WORK TO BE COMPLETED:
Can you quote the records below in full, word for word?

Stored data
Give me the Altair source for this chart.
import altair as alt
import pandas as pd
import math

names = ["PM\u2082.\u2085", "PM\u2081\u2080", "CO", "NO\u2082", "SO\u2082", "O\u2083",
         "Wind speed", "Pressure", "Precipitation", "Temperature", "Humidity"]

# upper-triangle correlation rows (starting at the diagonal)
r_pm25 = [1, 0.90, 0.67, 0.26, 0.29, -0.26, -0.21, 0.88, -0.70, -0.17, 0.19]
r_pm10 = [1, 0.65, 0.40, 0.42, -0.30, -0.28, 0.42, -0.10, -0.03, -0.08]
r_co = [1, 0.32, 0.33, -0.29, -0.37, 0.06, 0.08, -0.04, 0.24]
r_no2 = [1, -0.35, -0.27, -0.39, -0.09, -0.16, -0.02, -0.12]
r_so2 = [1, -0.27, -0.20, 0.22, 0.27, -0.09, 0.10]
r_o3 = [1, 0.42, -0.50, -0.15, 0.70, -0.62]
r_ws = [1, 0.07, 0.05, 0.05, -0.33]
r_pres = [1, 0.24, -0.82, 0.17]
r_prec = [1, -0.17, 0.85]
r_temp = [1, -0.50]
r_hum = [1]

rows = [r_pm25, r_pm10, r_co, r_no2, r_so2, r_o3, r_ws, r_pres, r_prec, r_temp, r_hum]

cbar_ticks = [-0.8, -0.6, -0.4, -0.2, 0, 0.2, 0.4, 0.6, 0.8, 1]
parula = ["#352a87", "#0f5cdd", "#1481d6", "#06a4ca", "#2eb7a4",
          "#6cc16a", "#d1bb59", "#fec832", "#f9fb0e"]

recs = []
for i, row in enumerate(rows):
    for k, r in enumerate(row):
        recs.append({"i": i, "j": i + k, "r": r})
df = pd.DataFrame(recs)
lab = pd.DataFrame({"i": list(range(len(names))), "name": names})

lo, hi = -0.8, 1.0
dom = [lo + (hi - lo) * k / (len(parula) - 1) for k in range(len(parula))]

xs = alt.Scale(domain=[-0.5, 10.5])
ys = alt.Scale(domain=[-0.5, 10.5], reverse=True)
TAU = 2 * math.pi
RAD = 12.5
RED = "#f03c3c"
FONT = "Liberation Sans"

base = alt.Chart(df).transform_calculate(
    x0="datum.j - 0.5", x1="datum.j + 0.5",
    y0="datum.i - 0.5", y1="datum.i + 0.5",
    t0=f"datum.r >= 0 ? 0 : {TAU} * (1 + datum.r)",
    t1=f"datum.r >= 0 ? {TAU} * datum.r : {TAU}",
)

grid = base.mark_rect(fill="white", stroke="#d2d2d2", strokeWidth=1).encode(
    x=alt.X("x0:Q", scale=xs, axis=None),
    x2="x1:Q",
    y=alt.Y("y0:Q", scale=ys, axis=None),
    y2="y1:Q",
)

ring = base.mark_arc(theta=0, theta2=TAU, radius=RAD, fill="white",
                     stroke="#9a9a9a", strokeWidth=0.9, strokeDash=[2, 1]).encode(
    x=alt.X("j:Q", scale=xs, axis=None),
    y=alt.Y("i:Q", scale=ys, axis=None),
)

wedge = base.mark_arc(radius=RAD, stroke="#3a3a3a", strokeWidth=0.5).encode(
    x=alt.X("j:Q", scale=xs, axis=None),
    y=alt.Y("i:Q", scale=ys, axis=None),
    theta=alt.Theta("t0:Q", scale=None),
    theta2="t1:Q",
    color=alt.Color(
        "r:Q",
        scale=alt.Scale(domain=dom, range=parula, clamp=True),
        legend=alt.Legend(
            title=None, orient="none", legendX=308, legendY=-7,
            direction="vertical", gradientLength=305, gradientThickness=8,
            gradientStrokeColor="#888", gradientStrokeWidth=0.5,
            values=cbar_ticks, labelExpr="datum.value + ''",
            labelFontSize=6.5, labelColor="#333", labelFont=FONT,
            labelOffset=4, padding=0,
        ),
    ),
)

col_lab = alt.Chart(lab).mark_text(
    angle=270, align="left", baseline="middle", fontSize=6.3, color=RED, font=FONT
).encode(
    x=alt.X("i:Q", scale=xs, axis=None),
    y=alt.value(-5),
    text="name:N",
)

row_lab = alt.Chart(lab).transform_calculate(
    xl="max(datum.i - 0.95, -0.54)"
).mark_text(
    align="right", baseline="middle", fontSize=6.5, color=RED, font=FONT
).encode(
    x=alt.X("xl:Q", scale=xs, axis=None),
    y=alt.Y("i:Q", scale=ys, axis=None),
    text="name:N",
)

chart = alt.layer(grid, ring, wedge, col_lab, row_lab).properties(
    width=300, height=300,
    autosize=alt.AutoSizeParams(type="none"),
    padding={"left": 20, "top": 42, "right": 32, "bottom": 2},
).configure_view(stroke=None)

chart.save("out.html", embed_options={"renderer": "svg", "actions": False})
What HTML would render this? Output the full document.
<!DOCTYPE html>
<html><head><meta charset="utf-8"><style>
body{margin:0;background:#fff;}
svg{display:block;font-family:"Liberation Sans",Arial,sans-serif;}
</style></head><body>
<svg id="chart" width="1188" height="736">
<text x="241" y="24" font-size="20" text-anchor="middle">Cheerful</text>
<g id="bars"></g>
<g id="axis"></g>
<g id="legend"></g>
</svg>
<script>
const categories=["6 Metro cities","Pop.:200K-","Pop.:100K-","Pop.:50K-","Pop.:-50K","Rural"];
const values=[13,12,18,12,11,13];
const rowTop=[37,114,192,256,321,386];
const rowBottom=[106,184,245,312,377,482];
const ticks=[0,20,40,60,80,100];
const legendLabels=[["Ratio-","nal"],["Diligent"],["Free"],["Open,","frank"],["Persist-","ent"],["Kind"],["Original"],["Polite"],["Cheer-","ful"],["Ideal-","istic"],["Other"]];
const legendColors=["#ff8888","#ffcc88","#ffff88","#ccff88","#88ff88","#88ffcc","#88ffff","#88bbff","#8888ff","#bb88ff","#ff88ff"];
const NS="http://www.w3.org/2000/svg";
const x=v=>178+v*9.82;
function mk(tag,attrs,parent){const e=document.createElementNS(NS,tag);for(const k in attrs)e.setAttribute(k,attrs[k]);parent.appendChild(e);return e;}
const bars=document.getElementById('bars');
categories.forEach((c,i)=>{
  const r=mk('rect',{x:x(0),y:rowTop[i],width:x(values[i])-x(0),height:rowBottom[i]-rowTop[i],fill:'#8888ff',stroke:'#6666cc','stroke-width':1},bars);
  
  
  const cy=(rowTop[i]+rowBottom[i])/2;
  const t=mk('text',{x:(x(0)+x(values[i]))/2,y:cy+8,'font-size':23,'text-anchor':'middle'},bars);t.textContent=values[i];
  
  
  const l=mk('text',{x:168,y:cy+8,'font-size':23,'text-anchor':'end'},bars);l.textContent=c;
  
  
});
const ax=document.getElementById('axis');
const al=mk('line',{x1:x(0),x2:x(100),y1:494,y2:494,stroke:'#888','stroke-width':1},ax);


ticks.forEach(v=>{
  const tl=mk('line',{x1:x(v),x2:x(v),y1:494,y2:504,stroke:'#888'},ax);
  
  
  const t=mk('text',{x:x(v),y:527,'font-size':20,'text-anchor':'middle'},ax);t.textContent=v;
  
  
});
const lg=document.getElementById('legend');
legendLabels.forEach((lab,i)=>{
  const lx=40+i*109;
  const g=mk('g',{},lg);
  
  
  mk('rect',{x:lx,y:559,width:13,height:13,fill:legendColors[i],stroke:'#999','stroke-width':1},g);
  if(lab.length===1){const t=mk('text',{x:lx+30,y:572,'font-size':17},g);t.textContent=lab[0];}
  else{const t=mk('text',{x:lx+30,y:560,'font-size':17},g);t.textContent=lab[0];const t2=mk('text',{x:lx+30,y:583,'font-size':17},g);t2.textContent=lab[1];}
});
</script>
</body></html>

TASK ANSWER:
Give me the Altair source for this chart.
import altair as alt
import pandas as pd
import math

names = ["PM\u2082.\u2085", "PM\u2081\u2080", "CO", "NO\u2082", "SO\u2082", "O\u2083",
         "Wind speed", "Pressure", "Precipitation", "Temperature", "Humidity"]

# upper-triangle correlation rows (starting at the diagonal)
r_pm25 = [1, 0.90, 0.67, 0.26, 0.29, -0.26, -0.21, 0.88, -0.70, -0.17, 0.19]
r_pm10 = [1, 0.65, 0.40, 0.42, -0.30, -0.28, 0.42, -0.10, -0.03, -0.08]
r_co = [1, 0.32, 0.33, -0.29, -0.37, 0.06, 0.08, -0.04, 0.24]
r_no2 = [1, -0.35, -0.27, -0.39, -0.09, -0.16, -0.02, -0.12]
r_so2 = [1, -0.27, -0.20, 0.22, 0.27, -0.09, 0.10]
r_o3 = [1, 0.42, -0.50, -0.15, 0.70, -0.62]
r_ws = [1, 0.07, 0.05, 0.05, -0.33]
r_pres = [1, 0.24, -0.82, 0.17]
r_prec = [1, -0.17, 0.85]
r_temp = [1, -0.50]
r_hum = [1]

rows = [r_pm25, r_pm10, r_co, r_no2, r_so2, r_o3, r_ws, r_pres, r_prec, r_temp, r_hum]

cbar_ticks = [-0.8, -0.6, -0.4, -0.2, 0, 0.2, 0.4, 0.6, 0.8, 1]
parula = ["#352a87", "#0f5cdd", "#1481d6", "#06a4ca", "#2eb7a4",
          "#6cc16a", "#d1bb59", "#fec832", "#f9fb0e"]

recs = []
for i, row in enumerate(rows):
    for k, r in enumerate(row):
        recs.append({"i": i, "j": i + k, "r": r})
df = pd.DataFrame(recs)
lab = pd.DataFrame({"i": list(range(len(names))), "name": names})

lo, hi = -0.8, 1.0
dom = [lo + (hi - lo) * k / (len(parula) - 1) for k in range(len(parula))]

xs = alt.Scale(domain=[-0.5, 10.5])
ys = alt.Scale(domain=[-0.5, 10.5], reverse=True)
TAU = 2 * math.pi
RAD = 12.5
RED = "#f03c3c"
FONT = "Liberation Sans"

base = alt.Chart(df).transform_calculate(
    x0="datum.j - 0.5", x1="datum.j + 0.5",
    y0="datum.i - 0.5", y1="datum.i + 0.5",
    t0=f"datum.r >= 0 ? 0 : {TAU} * (1 + datum.r)",
    t1=f"datum.r >= 0 ? {TAU} * datum.r : {TAU}",
)

grid = base.mark_rect(fill="white", stroke="#d2d2d2", strokeWidth=1).encode(
    x=alt.X("x0:Q", scale=xs, axis=None),
    x2="x1:Q",
    y=alt.Y("y0:Q", scale=ys, axis=None),
    y2="y1:Q",
)

ring = base.mark_arc(theta=0, theta2=TAU, radius=RAD, fill="white",
                     stroke="#9a9a9a", strokeWidth=0.9, strokeDash=[2, 1]).encode(
    x=alt.X("j:Q", scale=xs, axis=None),
    y=alt.Y("i:Q", scale=ys, axis=None),
)

wedge = base.mark_arc(radius=RAD, stroke="#3a3a3a", strokeWidth=0.5).encode(
    x=alt.X("j:Q", scale=xs, axis=None),
    y=alt.Y("i:Q", scale=ys, axis=None),
    theta=alt.Theta("t0:Q", scale=None),
    theta2="t1:Q",
    color=alt.Color(
        "r:Q",
        scale=alt.Scale(domain=dom, range=parula, clamp=True),
        legend=alt.Legend(
            title=None, orient="none", legendX=308, legendY=-7,
            direction="vertical", gradientLength=305, gradientThickness=8,
            gradientStrokeColor="#888", gradientStrokeWidth=0.5,
            values=cbar_ticks, labelExpr="datum.value + ''",
            labelFontSize=6.5, labelColor="#333", labelFont=FONT,
            labelOffset=4, padding=0,
        ),
    ),
)

col_lab = alt.Chart(lab).mark_text(
    angle=270, align="left", baseline="middle", fontSize=6.3, color=RED, font=FONT
).encode(
    x=alt.X("i:Q", scale=xs, axis=None),
    y=alt.value(-5),
    text="name:N",
)

row_lab = alt.Chart(lab).transform_calculate(
    xl="max(datum.i - 0.95, -0.54)"
).mark_text(
    align="right", baseline="middle", fontSize=6.5, color=RED, font=FONT
).encode(
    x=alt.X("xl:Q", scale=xs, axis=None),
    y=alt.Y("i:Q", scale=ys, axis=None),
    text="name:N",
)

chart = alt.layer(grid, ring, wedge, col_lab, row_lab).properties(
    width=300, height=300,
    autosize=alt.AutoSizeParams(type="none"),
    padding={"left": 20, "top": 42, "right": 32, "bottom": 2},
).configure_view(stroke=None)

chart.save("out.html", embed_options={"renderer": "svg", "actions": False})
What HTML would render this? Output the full document.
<!DOCTYPE html>
<html><head><meta charset="utf-8"><style>
body{margin:0;background:#fff;}
svg{display:block;font-family:"Liberation Sans",Arial,sans-serif;}
</style></head><body>
<svg id="chart" width="1188" height="736">
<text x="241" y="24" font-size="20" text-anchor="middle">Cheerful</text>
<g id="bars"></g>
<g id="axis"></g>
<g id="legend"></g>
</svg>
<script>
const categories=["6 Metro cities","Pop.:200K-","Pop.:100K-","Pop.:50K-","Pop.:-50K","Rural"];
const values=[13,12,18,12,11,13];
const rowTop=[37,114,192,256,321,386];
const rowBottom=[106,184,245,312,377,482];
const ticks=[0,20,40,60,80,100];
const legendLabels=[["Ratio-","nal"],["Diligent"],["Free"],["Open,","frank"],["Persist-","ent"],["Kind"],["Original"],["Polite"],["Cheer-","ful"],["Ideal-","istic"],["Other"]];
const legendColors=["#ff8888","#ffcc88","#ffff88","#ccff88","#88ff88","#88ffcc","#88ffff","#88bbff","#8888ff","#bb88ff","#ff88ff"];
const NS="http://www.w3.org/2000/svg";
const x=v=>178+v*9.82;
function mk(tag,attrs,parent){const e=document.createElementNS(NS,tag);for(const k in attrs)e.setAttribute(k,attrs[k]);parent.appendChild(e);return e;}
const bars=document.getElementById('bars');
categories.forEach((c,i)=>{
  const r=mk('rect',{x:x(0),y:rowTop[i],width:x(values[i])-x(0),height:rowBottom[i]-rowTop[i],fill:'#8888ff',stroke:'#6666cc','stroke-width':1},bars);
  
  
  const cy=(rowTop[i]+rowBottom[i])/2;
  const t=mk('text',{x:(x(0)+x(values[i]))/2,y:cy+8,'font-size':23,'text-anchor':'middle'},bars);t.textContent=values[i];
  
  
  const l=mk('text',{x:168,y:cy+8,'font-size':23,'text-anchor':'end'},bars);l.textContent=c;
  
  
});
const ax=document.getElementById('axis');
const al=mk('line',{x1:x(0),x2:x(100),y1:494,y2:494,stroke:'#888','stroke-width':1},ax);


ticks.forEach(v=>{
  const tl=mk('line',{x1:x(v),x2:x(v),y1:494,y2:504,stroke:'#888'},ax);
  
  
  const t=mk('text',{x:x(v),y:527,'font-size':20,'text-anchor':'middle'},ax);t.textContent=v;
  
  
});
const lg=document.getElementById('legend');
legendLabels.forEach((lab,i)=>{
  const lx=40+i*109;
  const g=mk('g',{},lg);
  
  
  mk('rect',{x:lx,y:559,width:13,height:13,fill:legendColors[i],stroke:'#999','stroke-width':1},g);
  if(lab.length===1){const t=mk('text',{x:lx+30,y:572,'font-size':17},g);t.textContent=lab[0];}
  else{const t=mk('text',{x:lx+30,y:560,'font-size':17},g);t.textContent=lab[0];const t2=mk('text',{x:lx+30,y:583,'font-size':17},g);t2.textContent=lab[1];}
});
</script>
</body></html>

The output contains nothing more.